In an Active/Active configuration, you will not only need a quorum drive, but at least two shared drives. One of these shared drives will be used by the first active node, and the second shared drive will be used by the second active node. Two nodes cannot control a single shared disk array at the same time. And since an Active/Active configuration is running two separate instances of SQL Server, each instance must have exclusive access to its own shared disk or disk array. On the other hand, any single node in a cluster can access more than one disk array at the same time, as long as that node is the exclusive owner of that one or more disk arrays.
In an Active/Passive configuration, only a quorum drive and one shared disk array is required as a minimum configuration. If necessary, more than one shared disk array can be owned by the active node of a cluster.

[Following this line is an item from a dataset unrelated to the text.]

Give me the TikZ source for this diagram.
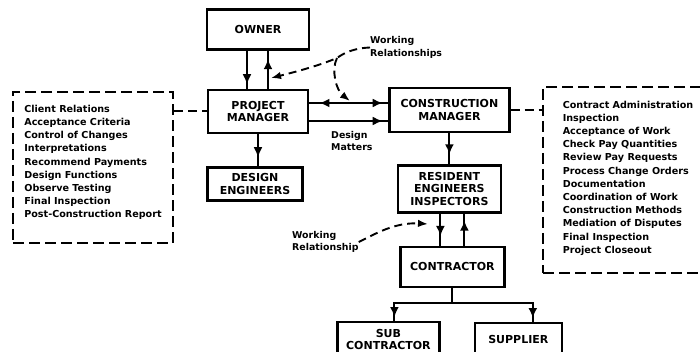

Most shared disk arrays are in the form of a self-contained disk subsystem or a Storage Area Network (SAN), connected to the nodes in the cluster with either SCSI or Fibre Card connections and cables. Based on my experience, this is the area where most of the hardware configuration problems occur. There are many different types of SCSI and Fibre equipment, and they all must be configured differently. You will want to take special care when following Microsoft’s and the vendor’s instructions on how to configure shared array components for your cluster. This is especially true for SCSI connections, which require appropriate SCSI IDs must be set and terminations made.
Most shared disk arrays allow you to configure RAID arrays for the best fault tolerance. For best performance, select a RAID 10 configuration. If this is not available or affordable, then select RAID 5.